Häusler Contemporary Zürich freut sich, erstmals in der Schweiz Keramiken der amerikanischen Malerin Judy Ledgerwood zu präsentieren, die 2018 in der Porzellan Manufaktur Nymphenburg entstanden sind. Zusammen mit neuen Gemälden der Künstlerin, die in ihrem Schaffen verschiedene Facetten der Kunst- und Kulturgeschichte vereint, entsteht eine äusserst sinnliche Ausstellung, die vertieften Einblick in Ledgerwoods konzeptuellen künstlerischen Ansatz bietet.
Die kraftvolle Farbigkeit und die opulente Ornamentik der Werke von Judy Ledgerwood (*1959, Brazil, US, lebt in Chicago und Sawyer, US) sind tief in der Tradition der Malerei verwurzelt. Seit Beginn ihrer Karriere nimmt die Künstlerin sehr bewusst ihre Verortung innerhalb der Kunstgeschichte vor und fordert die hier dominierenden Prämissen und Rollenzuweisungen heraus. Einflüsse aus der weitgehend männlich dominierten Farbfeldmalerei und der gestischen Abstraktion verbindet sie mit einfachen, geometrischen Mustern, die oft mit der Populärkultur und dem weiblich besetzten Textildesign assoziiert werden.
Mehrere Aufenthalte in der Porzellan Manufaktur Nymphenburg seit 2016 boten Ledgerwood die einzigartige Gelegenheit, ihren innovativen künstlerischen Ansatz mit einem traditionellen Handwerk zu verbinden. Wir freuen uns, nun erstmals in der Schweiz die Resultate davon zu präsentieren. Die Gefässe von 2018 ergeben im Verbund mit ausgewählten Malereien auf Leinwand und auf Papier einen umfassenden Überblick über das Schaffen der Künstlerin.

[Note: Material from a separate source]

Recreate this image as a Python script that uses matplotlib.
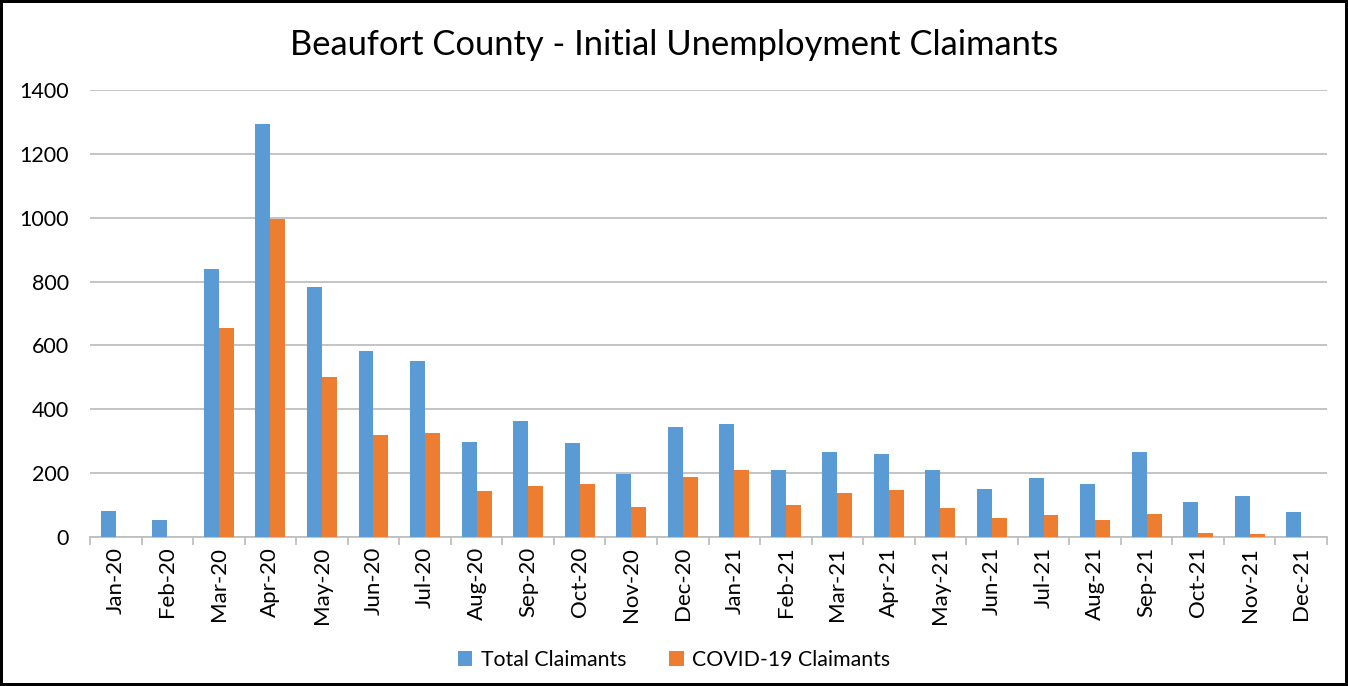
import matplotlib
matplotlib.use("Agg")
import matplotlib.pyplot as plt
import numpy as np

months = ["Jan-20", "Feb-20", "Mar-20", "Apr-20", "May-20", "Jun-20",
          "Jul-20", "Aug-20", "Sep-20", "Oct-20", "Nov-20", "Dec-20",
          "Jan-21", "Feb-21", "Mar-21", "Apr-21", "May-21", "Jun-21",
          "Jul-21", "Aug-21", "Sep-21", "Oct-21", "Nov-21", "Dec-21"]
total_claimants = [81, 53, 840, 1293, 782, 582, 552, 298, 362, 295, 198, 343,
                   355, 210, 265, 261, 210, 150, 186, 167, 267, 109, 128, 78]
covid_claimants = [0, 0, 655, 995, 502, 318, 326, 145, 159, 167, 93, 188,
                   210, 100, 137, 147, 90, 58, 68, 53, 72, 13, 8, 0]

plt.rcParams["font.family"] = ["Lato", "DejaVu Sans"]

fig = plt.figure(figsize=(13.48, 6.86), dpi=100)
fig.patch.set_edgecolor("black")
fig.patch.set_linewidth(3)
ax = fig.add_axes([90 / 1348, 1 - 537 / 686, (1327 - 90) / 1348, (537 - 90) / 686])

x = np.arange(len(months))
w = 0.29
ax.bar(x - w / 2, total_claimants, w, color="#5B9BD5", label="Total Claimants", zorder=3)
ax.bar(x + w / 2, covid_claimants, w, color="#ED7D31", label="COVID-19 Claimants", zorder=3)

ax.set_xlim(-0.5, len(months) - 0.5)
ax.set_ylim(0, 1400)
ax.set_yticks(range(0, 1401, 200))
ax.yaxis.grid(True, color="#BFBFBF", linewidth=1.3, zorder=0)
ax.tick_params(axis="y", length=0, labelsize=15.5, pad=15)

ax.set_xticks(x)
ax.set_xticklabels(months, rotation=90, fontsize=16)
ax.set_xticks(np.arange(-0.5, len(months), 1), minor=True)
ax.tick_params(axis="x", which="major", length=0, pad=7)
ax.tick_params(axis="x", which="minor", length=6, color="#BFBFBF", width=1.3)

for s in ["top", "right", "left"]:
    ax.spines[s].set_visible(False)
ax.spines["bottom"].set_color("#BFBFBF")
ax.spines["bottom"].set_linewidth(1.3)

fig.text(0.5, 1 - 45 / 686, "Beaufort County - Initial Unemployment Claimants",
         ha="center", va="center", fontsize=24.8)

fig.legend(loc="center", bbox_to_anchor=(0.5, 1 - 660 / 686), ncol=2, frameon=False,
           fontsize=15.3, handlelength=0.7, handleheight=0.7, columnspacing=2.0,
           handletextpad=0.4)

fig.savefig("out.png", dpi=100)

Mit ihren Majolika betont Ledgerwood die verschiedenen Bedeutungsschichten der Vase: Sie ist eine Ikone des häuslichen Alltags, Skulptur und Reliefträgerin ebenso wie das Dokument eines performativen Prozesses. In der Dimension, wie sie die Künstlerin realisiert hat, wird sie ausserdem zur Metapher für den menschlichen Körper. Jedes der Gefässe ist mit einer Variation des Vierpasses oder des Rautenmusters versehen. Bei der Glasur operiert die Künstlerin manchmal mit lasierendem, manchmal mit kompaktem Auftrag und mit kontrastreicher Färbung der Innen- und Aussenansicht, wobei sie bei der Wahl der Farben stets auch deren tradierte Bedeutung mit bedenkt. Oftmals ergänzt sie luxuriöse metallische Silber- oder Goldtöne und belässt im Gegenzug die Kanten der Gefässe roh, sodass sich ein spannungsreicher Dialog zwischen dem einfachen Material und der dekorativen Erscheinung der haptisch reizvollen Objekte ergibt.
In den Malereien unserer Ausstellung wiederholen sich die Motive von Vierpass und Diamantform. Nicht von ungefähr nutzt Ledgerwood sie seit jeher in ihrem Schaffen: Es sind Formen, die bei steinzeitlichen Kulturen, welche Göttinnen huldigten, eine bedeutende Rolle spielten. In ihren Gemälden fügt die Künstlerin die Motive zu unregelmässig gestalteten Rastern und lässt Farbspuren über die Gitterstruktur hinaus laufen. So fügt sie einen Aspekt von «Echtzeit» hinzu, der die mit vielen anderen Erfahrungsmomenten ergänzt, die sich beim Betrachten der Bilder einstellen – Nachbilder etwa oder auch Reizüberflutung. Zudem werden die Tropfspuren, die an Teppichfransen erinnern, zu einer kessen Neuinterpretation des sogenannten »Dripping«, mit dem die amerikanischen Abstrakten Expressionisten in den 1950ern Erfolge feierten.
So verdeutlicht unsere Ausstellung, wie Judy Ledgerwoods ungemein sinnliche Werke auf einem konzeptuellen Ansatz basieren, der jenseits der Schönheit – »Beyond Beauty« – von der Geschichte der Malerei, von der Symbolik von Farben und Formen und von der belebenden Wirkung des Imperfekten erzählt.